Biyolojik ilaçlar, ABD’de reçetelerin yalnızca %5’ini oluşturmasına rağmen, toplam ilaç harcamalarının %51’ini kapsıyor. FDA tarafından onaylanmış 76 biyobenzer ilaç bulunmasına rağmen, pazar payları hâlâ %20’nin altında. Buna karşılık, ülkede 30.000’den fazla jenerik ilaç onaylanmış durumda. Önümüzdeki 10 yılda patent koruması sona erecek biyolojik ilaçların yalnızca %10’u için biyobenzer geliştirme çalışmaları yürütülüyor.
ABD Sağlık ve İnsan Hizmetleri Bakanı Robert F. Kennedy Jr., konuya ilişkin yaptığı açıklamada şunları söyledi:
“Bugün duyurulan biyobenzer reformu, ilaç fiyatlarını düşürme hedefimize büyük katkı sağlayacak. Biyolojik ilaçlar birçok kronik hastalıkta kullanılıyor ancak karmaşık onay süreçleri nedeniyle hastalar uygun maliyetli biyobenzerlere erişemiyordu. FDA’nın bu kararı, rekabeti artıracak, hasta seçeneklerini genişletecek ve halk sağlığını güçlendirecek.”
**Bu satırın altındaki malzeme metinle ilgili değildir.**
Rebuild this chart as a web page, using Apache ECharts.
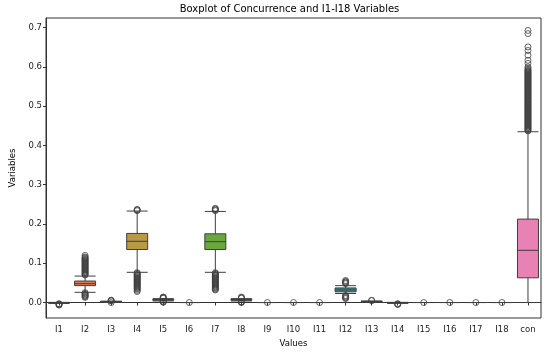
<!DOCTYPE html>
<html>
<head>
<meta charset="utf-8">
<script src="https://cdn.jsdelivr.net/npm/echarts@6/dist/echarts.min.js"></script>
<style>html,body{margin:0;padding:0;background:#fff}#c{width:550px;height:353px}</style>
</head>
<body>
<div id="c"></div>
<script>
const categories = ['I1','I2','I3','I4','I5','I6','I7','I8','I9','I10','I11','I12','I13','I14','I15','I16','I17','I18','con'];
// [lower whisker, Q1, median, Q3, upper whisker]
const boxStats = [
  [-0.0022, -0.0012, -0.0008, -0.0004, 0.0004],
  [0.026, 0.043, 0.048, 0.0547, 0.0674],
  [0.0005, 0.0015, 0.002, 0.0025, 0.0035],
  [0.077, 0.135, 0.156, 0.176, 0.233],
  [0.004, 0.006, 0.007, 0.008, 0.010],
  [0, 0, 0, 0, 0],
  [0.077, 0.135, 0.155, 0.175, 0.232],
  [0.004, 0.006, 0.007, 0.008, 0.010],
  [0, 0, 0, 0, 0],
  [0, 0, 0, 0, 0],
  [0, 0, 0, 0, 0],
  [0.023, 0.0272, 0.032, 0.0372, 0.043],
  [0.001, 0.002, 0.0025, 0.003, 0.004],
  [-0.002, -0.001, -0.0007, -0.0003, 0.0005],
  [0, 0, 0, 0, 0],
  [0, 0, 0, 0, 0],
  [0, 0, 0, 0, 0],
  [0, 0, 0, 0, 0],
  [0.0, 0.063, 0.133, 0.2125, 0.435]
];
const outliers = [
  [-0.003, -0.004, -0.0055, -0.0065],
  [0.07, 0.072, 0.074, 0.076, 0.078, 0.08, 0.082, 0.084, 0.086, 0.088, 0.09, 0.092, 0.094, 0.096, 0.098, 0.1, 0.102,
   0.104, 0.106, 0.108, 0.11, 0.112, 0.114, 0.116, 0.12,
   0.025, 0.023, 0.021, 0.019, 0.017, 0.015, 0.013],
  [0.0045, 0.005, 0.006, 0.0],
  [0.234, 0.236, 0.237,
   0.076, 0.074, 0.072, 0.07, 0.068, 0.066, 0.064, 0.062, 0.06, 0.058, 0.056, 0.054, 0.052, 0.05, 0.048, 0.046, 0.044,
   0.042, 0.04, 0.038, 0.036, 0.034, 0.031, 0.028],
  [0.011, 0.012, 0.013, 0.014, 0.003, 0.002, 0.0005],
  [0.0],
  [0.234, 0.236, 0.238, 0.24,
   0.076, 0.074, 0.072, 0.07, 0.068, 0.066, 0.064, 0.062, 0.06, 0.058, 0.056, 0.054, 0.052, 0.05, 0.048, 0.046, 0.044,
   0.042, 0.04, 0.038, 0.036, 0.034, 0.032],
  [0.011, 0.0125, 0.014, 0.002, 0.001, 0.0],
  [0.0],
  [0.0],
  [0.0],
  [0.048, 0.05, 0.052, 0.054, 0.056, 0.018, 0.016, 0.014, 0.012, 0.01],
  [0.005, 0.0055],
  [-0.003, -0.004, -0.005],
  [0.0],
  [0.0],
  [0.0],
  [0.0],
  [0.437, 0.439, 0.441, 0.443, 0.445, 0.447, 0.449, 0.451, 0.453, 0.455, 0.457, 0.459, 0.461, 0.463, 0.465, 0.467,
   0.469, 0.471, 0.473, 0.475, 0.477, 0.479, 0.481, 0.483, 0.485, 0.487, 0.489, 0.491, 0.493, 0.495, 0.497, 0.499,
   0.501, 0.503, 0.505, 0.507, 0.509, 0.511, 0.513, 0.515, 0.517, 0.519, 0.521, 0.523, 0.525, 0.527, 0.529, 0.531,
   0.533, 0.535, 0.537, 0.539, 0.541, 0.543, 0.545, 0.547, 0.549, 0.551, 0.553, 0.555, 0.557, 0.559, 0.561, 0.563,
   0.565, 0.567, 0.569, 0.571, 0.573, 0.575, 0.577, 0.579, 0.581, 0.583, 0.585, 0.587, 0.589, 0.591, 0.593, 0.596,
   0.6, 0.609, 0.617, 0.63, 0.642, 0.651, 0.685, 0.693]
];
const boxColors = ['#e0768a','#e07a52','#c98a3e','#b89a45','#a3a03b','#8aa63b','#6aa83e','#3ea85e','#3ea47f','#3ea092',
  '#3e9c9c','#3a8a8c','#3f95ab','#4a8fc0','#7a8ad6','#a07fd6','#c27ac8','#d67cbb','#e882b4'];
const yTicks = [0, 0.1, 0.2, 0.3, 0.4, 0.5, 0.6, 0.7];

const font = 'DejaVu Sans';
const chart = echarts.init(document.getElementById('c'), null, {renderer: 'canvas'});
const boxData = boxStats.map((s, i) => ({value: s, itemStyle: {color: boxColors[i]}}));
const scatterData = [];
outliers.forEach((arr, i) => arr.forEach(v => scatterData.push([i, v])));

chart.setOption({
  animation: false,
  backgroundColor: '#fff',
  graphic: [{
    type: 'text', x: 289.5, y: 9,
    style: {text: 'Boxplot of Concurrence and I1-I18 Variables', font: '10px "DejaVu Sans"', fill: '#000',
      textAlign: 'center', textVerticalAlign: 'middle'}
  }],
  grid: {left: 38, right: 9, top: 18, bottom: 35, show: true, borderColor: '#333', borderWidth: 1},
  xAxis: {
    type: 'category', data: categories, boundaryGap: true,
    name: 'Values', nameLocation: 'middle', nameGap: 19,
    nameTextStyle: {fontFamily: font, fontSize: 8.5, color: '#000'},
    axisLine: {show: true, lineStyle: {color: '#333', width: 1}},
    axisTick: {show: true, alignWithLabel: true, length: 3, lineStyle: {color: '#333'}},
    axisLabel: {fontFamily: font, fontSize: 8.5, color: '#222', margin: 7, interval: 0},
    splitLine: {show: false}
  },
  yAxis: {
    type: 'value', min: -0.0394, max: 0.7247,
    name: 'Variables', nameLocation: 'middle', nameGap: 29, nameRotate: 90,
    nameTextStyle: {fontFamily: font, fontSize: 8.5, color: '#000'},
    axisLine: {show: true, lineStyle: {color: '#333', width: 1}},
    axisTick: {show: true, length: 3, lineStyle: {color: '#333'}, customValues: yTicks},
    axisLabel: {fontFamily: font, fontSize: 8.5, color: '#222', margin: 4, customValues: yTicks,
      formatter: v => v.toFixed(1)},
    splitLine: {show: false}
  },
  series: [
    {
      type: 'boxplot', data: boxData, boxWidth: [21, 21],
      itemStyle: {borderColor: '#3f3f3f', borderWidth: 1},
      emphasis: {disabled: true}
    },
    {
      type: 'scatter', data: scatterData, symbol: 'circle', symbolSize: 6,
      itemStyle: {color: 'rgba(255,255,255,0)', borderColor: '#3f3f3f', borderWidth: 1},
      z: 3, emphasis: {disabled: true}
    }
  ]
});
</script>
</body>
</html>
FDA Komiseri Dr. Marty Makary ise şu değerlendirmede bulundu:
“Biyobenzerler, hem hastalar hem de sağlık sistemi için maliyetleri düşürme potansiyeline sahip. Geliştirme sürecini sadeleştirerek ve değiştirilebilirlik kriterlerini netleştirerek, milyonlarca Amerikalı için kanser, otoimmün hastalıklar ve nadir hastalıklarda erişilebilir tedavi fırsatlarını artırıyoruz.”
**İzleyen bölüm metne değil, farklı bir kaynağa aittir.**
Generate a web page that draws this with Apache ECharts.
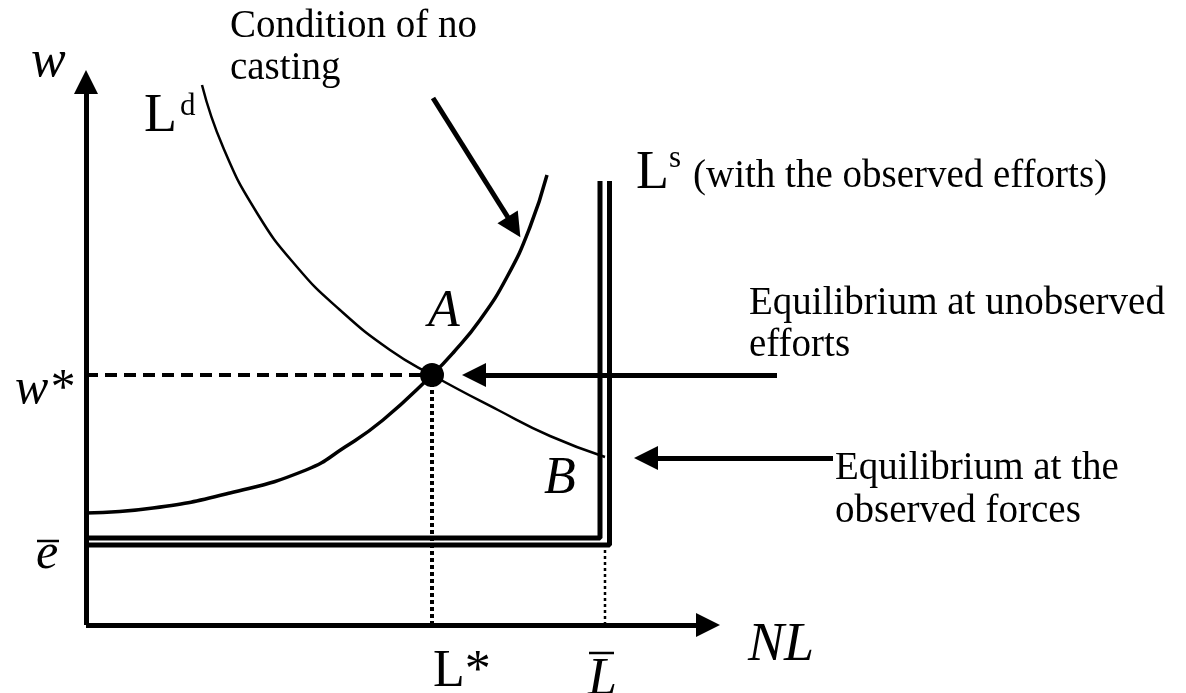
<!DOCTYPE html>
<html>
<head>
<meta charset="utf-8">
<script src="https://cdn.jsdelivr.net/npm/echarts@6/dist/echarts.min.js"></script>
<style>
  html, body { margin: 0; padding: 0; background: #fff; }
  #chart { width: 1186px; height: 693px; }
</style>
</head>
<body>
<div id="chart"></div>
<script>
// labour demand curve L^d
const ldX = [11.6, 13.7, 17.1, 21.1, 25.4, 30.4, 34.6, 41.2, 46.4, 51.9]
const ldY = [54.0, 47.8, 41.2, 35.8, 31.5, 27.5, 25.0, 21.5, 18.9, 16.8]
// condition of no casting (no shirking)
const ncX = [0, 6.7, 14.4, 22.0, 25.9, 29.7, 34.6, 36.7, 39.4, 42.1, 44.4, 46.1]
const ncY = [11.2, 11.7, 13.2, 15.5, 17.8, 20.5, 25.0, 27.2, 30.5, 34.8, 39.8, 45.0]
// L^s double line (two L shapes)
const lsInnerX = [51.4, 51.4, 0]
const lsInnerY = [44.4, 8.7, 8.7]
const lsOuterX = [52.35, 52.35, 0]
const lsOuterY = [44.4, 8.0, 8.0]
// equilibrium values
const wStar = 25
const lStar = 34.6
const lBar = 51.9
const eBarLow = 8.0
// arrows: start and end (shaft end, head sits on it)
const arrowFrom = [[0, 0], [0, 0], [34.7, 52.7], [69.1, 25], [74.7, 16.7]]
const arrowTo = [[62.2, 0], [0, 54.3], [42.8, 39.8], [38.8, 25], [56.0, 16.7]]

const serif = '"Liberation Serif", "Times New Roman", serif'
const pts = (xs, ys) => xs.map((x, i) => [x, ys[i]])

// text with baseline at y
const txt = (x, base, text, size, italic) => ({
  type: 'text',
  x: x,
  y: base - 0.3 * size,
  style: {
    text: text,
    font: (italic ? 'italic ' : '') + size + 'px ' + serif,
    fill: '#000',
    align: 'left',
    verticalAlign: 'middle',
  },
})
const bar = (x1, x2, y) => ({
  type: 'line',
  shape: { x1: x1, y1: y, x2: x2, y2: y },
  style: { stroke: '#000', lineWidth: 2.5 },
})

const plain = (data, width, dash) => ({
  type: 'line',
  data: data,
  symbol: 'none',
  clip: false,
  lineStyle: { color: '#000', width: width, type: dash || 'solid' },
})

var chart = echarts.init(document.getElementById('chart'))
chart.setOption({
  animation: false,
  backgroundColor: '#fff',
  grid: { left: 86, right: 100, top: 25, bottom: 68 },
  xAxis: { type: 'value', min: 0, max: 100, show: false },
  yAxis: { type: 'value', min: 0, max: 60, show: false },
  graphic: [
    txt(31, 78, 'w', 52, true),
    txt(144, 133, 'L', 54),
    txt(180, 116, 'd', 31),
    txt(230, 38, 'Condition of no', 39),
    txt(230, 80, 'casting', 39),
    txt(636, 190, 'L', 54),
    txt(669, 168, 's', 31),
    txt(693, 188, '(with the observed efforts)', 39),
    txt(428, 328, 'A', 52, true),
    txt(749, 315, 'Equilibrium at unobserved', 39),
    txt(749, 357, 'efforts', 39),
    txt(15, 405, 'w*', 50, true),
    txt(544, 495, 'B', 52, true),
    txt(835, 480, 'Equilibrium at the', 39),
    txt(835, 523, 'observed forces', 39),
    txt(36, 570, 'e', 50, true),
    bar(37, 59, 541),
    txt(433, 688, 'L*', 52),
    txt(588, 696, 'L', 52, true),
    bar(589, 614, 653),
    txt(748, 662, 'NL', 54, true),
  ],
  series: [
    Object.assign(plain(pts(ldX, ldY), 2.5), { smooth: 0.5 }),
    Object.assign(plain(pts(ncX, ncY), 3.5), { smooth: 0.5 }),
    plain(pts(lsInnerX, lsInnerY), 5),
    plain(pts(lsOuterX, lsOuterY), 5),
    plain([[0, wStar], [lStar, wStar]], 4, [12, 7]),
    plain([[lStar, 0], [lStar, wStar]], 4, [4, 3]),
    plain([[lBar, 0], [lBar, eBarLow]], 2.5, [3, 3]),
    {
      type: 'lines',
      coordinateSystem: 'cartesian2d',
      clip: false,
      symbol: ['none', 'triangle'],
      symbolSize: 24,
      lineStyle: { color: '#000', width: 5, opacity: 1, curveness: 0 },
      itemStyle: { color: '#000' },
      data: arrowFrom.map((f, i) => ({ coords: [f, arrowTo[i]] })),
    },
    {
      type: 'scatter',
      data: [[lStar, wStar]],
      symbolSize: 24,
      itemStyle: { color: '#000', opacity: 1 },
      z: 5,
    },
  ],
})
</script>
</body>
</html>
FDA İlaç Değerlendirme ve Araştırma Merkezi Direktörü Dr. George Tidmarsh, rehberin bilimsel dayanaklarını şöyle özetledi:
“Bilim gelişmeye devam ediyor. Biz de güvenlikten ödün vermeden verimliliği artıran, kanıta dayalı ve rasyonel politikalarla biyobenzer geliştirmeyi destekliyoruz.”
Yeni FDA taslak rehberi, “Biyobenzerliğin Gösterilmesine İlişkin Bilimsel Hususlar: Karşılaştırmalı Etkinlik Çalışmalarının Gerekliliğinin Değerlendirilmesine Yönelik Güncel Öneriler” başlığını taşıyor. FDA’nın 2015’ten bu yana biriktirdiği veriler, klinik karşılaştırmalı çalışmaların yüksek maliyetine (ortalama 24 milyon dolar) karşın, analitik testlere kıyasla daha düşük duyarlılık sağladığını ortaya koyuyor. Bu nedenle, yeni rehber geliştiricilerin analitik verilerle biyobenzerliği kanıtlamasına olanak tanıyarak klinik çalışma gerekliliğini azaltıyor.
Ayrıca, biyobenzerlerin “değiştirilebilir” onay alması için geçmişte gerekli olan “switching” (ilaç değiştirme) çalışmaları artık genel olarak önerilmiyor. Böylece hem zaman hem kaynak tasarrufu sağlanacak.
Biyobenzerlerin onay yolu, 2010 yılında Biyolojik Ürün Fiyat Rekabeti ve Yenilik Yasası (BPCIA) ile oluşturulmuştu. O tarihten bu yana FDA, kanser, romatoid artrit, diyabet, Crohn hastalığı ve osteoporoz gibi hastalıkların tedavisinde kullanılan 76 biyobenzeri onayladı.
FDA’nın bu yeni girişimi, daha fazla biyobenzerin pazara sunulmasını teşvik ederek rekabeti artırmayı, tedaviye erişimi kolaylaştırmayı ve Amerikan halkı için sağlık maliyetlerini azaltmayı hedefliyor.